> **Exercise material**:
= = = = = = =
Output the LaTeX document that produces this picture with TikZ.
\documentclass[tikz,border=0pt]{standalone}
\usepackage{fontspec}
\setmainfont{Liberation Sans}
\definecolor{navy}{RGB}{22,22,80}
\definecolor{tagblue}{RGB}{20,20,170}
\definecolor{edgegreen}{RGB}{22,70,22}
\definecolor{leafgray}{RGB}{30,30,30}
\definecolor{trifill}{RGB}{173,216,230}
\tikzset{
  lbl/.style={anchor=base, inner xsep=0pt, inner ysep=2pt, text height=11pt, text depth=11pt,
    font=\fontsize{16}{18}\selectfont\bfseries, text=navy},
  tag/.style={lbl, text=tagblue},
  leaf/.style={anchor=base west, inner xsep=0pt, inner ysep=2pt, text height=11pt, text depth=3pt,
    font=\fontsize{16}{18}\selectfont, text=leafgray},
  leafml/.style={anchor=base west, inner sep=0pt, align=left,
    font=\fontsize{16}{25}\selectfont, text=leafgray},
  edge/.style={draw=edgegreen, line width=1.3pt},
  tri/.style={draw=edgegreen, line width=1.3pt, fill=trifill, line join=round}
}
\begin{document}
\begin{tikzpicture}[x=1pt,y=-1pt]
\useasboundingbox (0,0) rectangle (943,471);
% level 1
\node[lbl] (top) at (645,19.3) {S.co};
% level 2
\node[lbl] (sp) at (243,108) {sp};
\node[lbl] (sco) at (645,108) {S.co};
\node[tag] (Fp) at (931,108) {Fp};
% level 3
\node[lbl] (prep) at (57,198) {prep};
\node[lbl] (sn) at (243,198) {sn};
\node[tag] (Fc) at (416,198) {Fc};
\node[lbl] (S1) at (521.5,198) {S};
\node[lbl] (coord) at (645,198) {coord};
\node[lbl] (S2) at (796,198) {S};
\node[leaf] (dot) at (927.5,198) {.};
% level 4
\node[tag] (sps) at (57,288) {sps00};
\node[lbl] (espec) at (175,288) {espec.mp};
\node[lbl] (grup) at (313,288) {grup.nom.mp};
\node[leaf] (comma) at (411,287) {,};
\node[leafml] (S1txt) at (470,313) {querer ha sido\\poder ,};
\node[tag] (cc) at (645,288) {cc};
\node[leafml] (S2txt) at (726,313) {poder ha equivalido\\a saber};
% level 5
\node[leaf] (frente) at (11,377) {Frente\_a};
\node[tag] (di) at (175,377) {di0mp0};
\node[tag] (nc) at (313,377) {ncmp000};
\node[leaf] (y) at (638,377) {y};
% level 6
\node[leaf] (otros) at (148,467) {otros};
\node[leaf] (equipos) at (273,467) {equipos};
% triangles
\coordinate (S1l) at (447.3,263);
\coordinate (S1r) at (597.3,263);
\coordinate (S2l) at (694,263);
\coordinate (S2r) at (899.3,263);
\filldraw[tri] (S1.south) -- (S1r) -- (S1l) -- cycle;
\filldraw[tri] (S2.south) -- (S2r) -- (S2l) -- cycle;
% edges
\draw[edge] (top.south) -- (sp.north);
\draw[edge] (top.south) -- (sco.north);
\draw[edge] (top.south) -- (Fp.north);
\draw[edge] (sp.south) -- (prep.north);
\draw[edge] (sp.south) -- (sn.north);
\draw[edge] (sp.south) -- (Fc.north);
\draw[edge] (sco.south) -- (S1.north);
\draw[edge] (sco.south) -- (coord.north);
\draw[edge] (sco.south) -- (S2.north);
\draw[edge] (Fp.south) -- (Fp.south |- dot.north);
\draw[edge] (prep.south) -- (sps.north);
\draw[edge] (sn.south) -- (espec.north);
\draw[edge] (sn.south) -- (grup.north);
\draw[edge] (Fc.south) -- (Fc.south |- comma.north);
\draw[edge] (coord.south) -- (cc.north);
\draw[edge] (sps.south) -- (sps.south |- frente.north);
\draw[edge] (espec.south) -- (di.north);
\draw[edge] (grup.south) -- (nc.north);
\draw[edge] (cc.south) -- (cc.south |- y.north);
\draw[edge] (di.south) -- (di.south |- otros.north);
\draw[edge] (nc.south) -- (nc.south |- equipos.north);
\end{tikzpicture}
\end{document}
= = = = = = =
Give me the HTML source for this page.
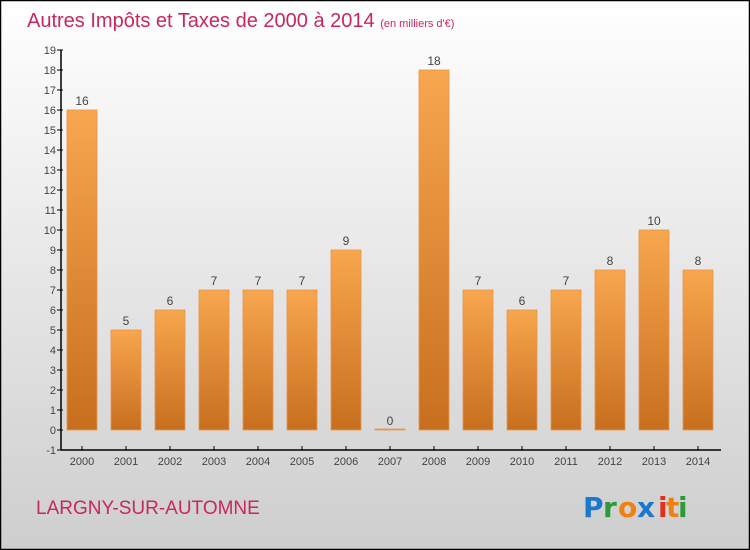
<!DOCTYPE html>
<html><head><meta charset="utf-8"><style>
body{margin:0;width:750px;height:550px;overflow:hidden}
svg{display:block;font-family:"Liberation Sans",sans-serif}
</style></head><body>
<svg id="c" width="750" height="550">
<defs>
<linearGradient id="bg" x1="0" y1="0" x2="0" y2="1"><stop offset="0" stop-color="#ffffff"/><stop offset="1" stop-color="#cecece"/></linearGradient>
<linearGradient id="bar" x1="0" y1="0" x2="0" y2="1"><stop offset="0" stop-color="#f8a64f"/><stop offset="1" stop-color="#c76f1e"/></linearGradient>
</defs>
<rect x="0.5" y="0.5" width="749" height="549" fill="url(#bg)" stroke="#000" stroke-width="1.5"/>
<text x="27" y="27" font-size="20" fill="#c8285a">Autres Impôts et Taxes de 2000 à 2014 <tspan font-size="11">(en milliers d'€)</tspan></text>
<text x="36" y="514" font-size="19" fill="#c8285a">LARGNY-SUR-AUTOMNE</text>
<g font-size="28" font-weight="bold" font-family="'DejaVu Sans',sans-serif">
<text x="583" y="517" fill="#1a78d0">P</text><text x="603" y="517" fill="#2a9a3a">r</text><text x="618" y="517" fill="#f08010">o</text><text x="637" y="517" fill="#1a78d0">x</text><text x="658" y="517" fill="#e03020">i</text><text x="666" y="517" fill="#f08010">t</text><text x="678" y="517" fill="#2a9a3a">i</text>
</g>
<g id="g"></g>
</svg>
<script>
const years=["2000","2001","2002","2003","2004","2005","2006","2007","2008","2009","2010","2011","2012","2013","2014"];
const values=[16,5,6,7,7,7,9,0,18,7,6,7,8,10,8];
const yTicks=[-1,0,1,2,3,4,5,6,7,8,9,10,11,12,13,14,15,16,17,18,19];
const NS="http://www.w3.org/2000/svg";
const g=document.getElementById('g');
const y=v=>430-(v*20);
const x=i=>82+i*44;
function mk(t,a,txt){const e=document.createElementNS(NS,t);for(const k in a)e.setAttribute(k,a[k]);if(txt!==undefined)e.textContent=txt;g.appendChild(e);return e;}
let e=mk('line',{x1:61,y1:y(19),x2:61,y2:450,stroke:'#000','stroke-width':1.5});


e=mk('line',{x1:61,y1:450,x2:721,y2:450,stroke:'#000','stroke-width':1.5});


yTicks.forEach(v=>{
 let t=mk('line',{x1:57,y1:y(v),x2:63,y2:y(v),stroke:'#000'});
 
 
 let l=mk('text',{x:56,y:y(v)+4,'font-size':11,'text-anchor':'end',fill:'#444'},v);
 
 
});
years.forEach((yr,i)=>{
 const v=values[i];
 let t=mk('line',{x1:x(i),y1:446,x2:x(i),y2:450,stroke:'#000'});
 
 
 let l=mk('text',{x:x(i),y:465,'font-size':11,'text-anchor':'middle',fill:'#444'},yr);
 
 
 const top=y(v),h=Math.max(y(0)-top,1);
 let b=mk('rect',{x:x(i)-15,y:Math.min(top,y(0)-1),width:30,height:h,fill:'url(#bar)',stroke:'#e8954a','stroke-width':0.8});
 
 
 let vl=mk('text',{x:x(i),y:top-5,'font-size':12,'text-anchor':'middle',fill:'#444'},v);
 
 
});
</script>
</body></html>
= = = = = = =
> **Written exercise**:
Report all lines of the data above that include the string "this".

> **Exercise solution**:
Output the LaTeX document that produces this picture with TikZ.
Give me the HTML source for this page.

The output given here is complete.